The mood of Turkish Cypriots

The mood of Turkish Cypriots

The resumption of peacemaking diplomacy on Cyprus has apparently pleased most Turkish Cypriots, though there are some skeptics who have started crying foul and complaining that Turkey – if not the left-dominated coalition government in northern Cyprus – has sold them out. Of course, I am not talking about a scientific poll as since the landmark resumption of the process, little time has passed. But spending a few hours on the phone and contacting various segments of the Turkish Cypriot people might help give an unscientific perception of what people might be thinking about the newly resumed Cyprus talks.

First of all, most people believe a resolution of the Cyprus problem will be in the best interest of both peoples on the island. As was demonstrated in the 2004 referenda on the failed U.N. peace plan, Turkish Cypriots have been pro-resolution anyhow. But could Greek Cypriots change their mind and support a settlement this time? When it came to that question, most pro-settlement Turkish Cypriots start talking in frustration, complaining of a lack of leadership and motivation on the Greek Cypriot side.

Still, if the process manages to produce a just deal based on mutual confidence and if the main political parties do not betray peace as the communist AKEL did in 2004, there is belief that Greek Cypriots may indeed vote for a settlement as well.

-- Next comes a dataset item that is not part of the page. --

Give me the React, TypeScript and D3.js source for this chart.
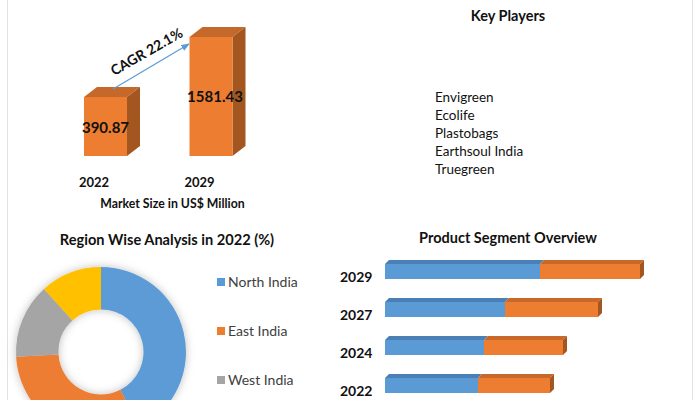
import React from "react";
import * as d3 from "d3";

const marketYears = ["2022", "2029"];
const marketValues = [390.87, 1581.43];
const cagrLabel = "CAGR 22.1%";

const keyPlayers = ["Envigreen", "Ecolife", "Plastobags", "Earthsoul India", "Truegreen"];

const regions = ["North India", "East India", "West India", "South India"];
const regionShares = [42.5, 31.6, 14.2, 11.7];
const regionColors = ["#5B9BD5", "#ED7D31", "#A5A5A5", "#FFC000"];

const segmentYears = ["2029", "2027", "2024", "2022"];
const segmentA = [155, 120, 99, 93];
const segmentB = [100, 93, 79, 72];

const FONT = "Lato, 'Open Sans', sans-serif";

function Box({ x, y, w, h, dx, dy, front, top, side }: any) {
  return (
    <g>
      <path d={`M${x},${y}L${x + dx},${y + dy}L${x + w + dx},${y + dy}L${x + w},${y}Z`} fill={top} />
      <path d={`M${x + w},${y}L${x + w + dx},${y + dy}L${x + w + dx},${y + h + dy}L${x + w},${y + h}Z`} fill={side} />
      <rect x={x} y={y} width={w} height={h} fill={front} />
    </g>
  );
}

export default function App() {
  // Market size bars
  const xM = d3.scalePoint<string>().domain(marketYears).range([105.5, 211]);
  const yM = d3.scaleLinear().domain([-780, 1581.43]).range([156, 37]);
  const barW = 43;

  // Donut
  const pie = d3.pie<number>().sort(null).value((d) => d)(regionShares);
  const arc = d3.arc<d3.PieArcDatum<number>>().innerRadius(42.5).outerRadius(85);

  // Product segments
  const yS = d3.scalePoint<string>().domain(segmentYears).range([264, 378]);
  const xS = d3.scaleLinear().domain([0, 300]).range([385, 685]);
  const segH = 15;

  const legendY = (i: number) => 282 + i * 49;

  return (
    <svg width={698} height={400} style={{ position: "absolute", left: 0, top: 0, background: "#fff" }} fontFamily={FONT}>
      <defs>
        <filter id="glow" x="-30%" y="-30%" width="160%" height="160%">
          <feDropShadow dx="0" dy="0" stdDeviation="4" floodColor="#000" floodOpacity="0.25" />
        </filter>
        <marker id="arr" viewBox="0 0 10 10" refX="9" refY="5" markerWidth="7" markerHeight="7" orient="auto">
          <path d="M0,1L10,5L0,9Z" fill="#5B9BD5" />
        </marker>
      </defs>
      <line x1={7.5} x2={7.5} y1={0} y2={400} stroke="#e2e2e2" />
      <line x1={692.5} x2={692.5} y1={0} y2={400} stroke="#e2e2e2" />

      {/* Market size 3D bars */}
      {marketYears.map((yr, i) => {
        const cx = xM(yr)!;
        const top = yM(marketValues[i]);
        return (
          <Box key={yr} x={cx - barW / 2} y={top} w={barW} h={yM.range()[0] - top} dx={13} dy={-10}
            front="#ED7D31" top="#C5692A" side="#A3561F" />
        );
      })}
      <text x={xM("2022")!} y={133} textAnchor="middle" fontWeight="bold" fontSize={15} fill="#111">390.87</text>
      <text x={xM("2029")! + 4} y={102} textAnchor="middle" fontWeight="bold" fontSize={15} fill="#111">1581.43</text>
      <line x1={113} y1={89} x2={189} y2={44} stroke="#5B9BD5" strokeWidth={1.2} markerEnd="url(#arr)" />
      <text transform="translate(149,56) rotate(-30)" textAnchor="middle" fontWeight="bold" fontSize={14} fill="#111">{cagrLabel}</text>
      {marketYears.map((yr) => (
        <text key={yr} x={xM(yr)! - 11.5} y={187} textAnchor="middle" fontWeight="bold" fontSize={13} fill="#111">{yr}</text>
      ))}
      <text x={172.5} y={208} textAnchor="middle" fontWeight="bold" fontSize={12.3} fill="#111">Market Size in US$ Million</text>

      {/* Key players */}
      <text x={508} y={21} textAnchor="middle" fontWeight="bold" fontSize={14.5} fill="#111">Key Players</text>
      {keyPlayers.map((p, i) => (
        <text key={p} x={435} y={102 + i * 18} fontSize={13.5} fill="#111">{p}</text>
      ))}

      {/* Region donut */}
      <text x={167} y={245} textAnchor="middle" fontWeight="bold" fontSize={14.6} fill="#111">Region Wise Analysis in 2022 (%)</text>
      <g transform="translate(101,352)" filter="url(#glow)">
        {pie.map((p, i) => (
          <path key={regions[i]} d={arc(p)!} fill={regionColors[i]} />
        ))}
      </g>
      {regions.map((r, i) => legendY(i) + 8 < 400 ? (
        <g key={r} transform={`translate(217,${legendY(i)})`}>
          <rect x={0} y={-4} width={8} height={8} fill={regionColors[i]} />
          <text x={11} y={5} fontSize={14} fill="#404040">{r}</text>
        </g>
      ) : null)}

      {/* Product segment */}
      <text x={508} y={243} textAnchor="middle" fontWeight="bold" fontSize={14.5} fill="#111">Product Segment Overview</text>
      {segmentYears.map((yr, i) => {
        const y = yS(yr)!;
        const x0 = xS(0);
        const x1 = xS(segmentA[i]);
        const x2 = xS(segmentA[i] + segmentB[i]);
        return (
          <g key={yr}>
            <path d={`M${x0},${y}L${x0 + 4},${y - 4}L${x1 + 4},${y - 4}L${x1},${y}Z`} fill="#4A80B5" />
            <path d={`M${x1},${y}L${x1 + 4},${y - 4}L${x2 + 4},${y - 4}L${x2},${y}Z`} fill="#C8682A" />
            <path d={`M${x2},${y}L${x2 + 4},${y - 4}L${x2 + 4},${y + segH - 4}L${x2},${y + segH}Z`} fill="#A3561F" />
            <rect x={x0} y={y} width={x1 - x0} height={segH} fill="#5B9BD5" />
            <rect x={x1} y={y} width={x2 - x1} height={segH} fill="#ED7D31" />
            <text x={340} y={y + 18} fontWeight="bold" fontSize={14} fill="#111">{yr}</text>
          </g>
        );
      })}
    </svg>
  );
}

Irrespective of whether one is a skeptic or pro-settlement, however, the success of the process apparently depends not on the diplomatic skills of the leaders or negotiators or the existence of a political will, but rather on the continued engagement of the United States. Naturally, people saw that after almost five months of empty talk, the Greek Cypriot side agreed to say “yes” to a joint statement that was almost identical to the one originally suggested by the U.N. intermediaries, but only after the Americans intervened. But can American involvement suffice to make the process a successful one to finish off the 50-year-old Cyprus problem and deliver the world a new Cypriot federation?

Most people I spoke with agreed U.S. involvement was instrumental in getting the talks resumed, and probably without the Americans pressing so much, it would have been impossible to force Greek Cypriot leader Nicos Anastasiades to agree to the talks, let alone accept a joint statement answering most of Turkish Cyprus’ key demands. If the U.S. really wants a settlement and if the British assist the U.S. in forcing the two sides into a deal, a Cyprus accord might be possible. Of course, the people this writer spoke to were of the opinion that the gas and oil potential off the eastern Mediterranean island and a water pipeline to Cyprus that Turkey has started constructing were new elements necessitating a resolution.

Skeptics, on the other hand, continue to believe even if there might be some development in the sovereignty and power-sharing areas, when it comes to the property and refugee issues or when Greek Cypriots start insisting they should have Morphou, the Karpassia peninsula and the now-deserted Varosha suburb of Famagusta or when they insist on the “return of all refugees,” that will be the “end of this final episode of the Cyprus peacemaking game.”

Frustrated with the absence of a timetable, Turkish Cypriots are apparently hoping that at some stage, Greek Cypriots will be told (by the Americans) there will be a price for insisting on obstinacy and torpedoing the prospect of a resolution.

The Greek Cypriot side? It’s apparently very much confused and primarily trying to handle a serious coalition crisis over the terms of the resumption of the Cyprus talks.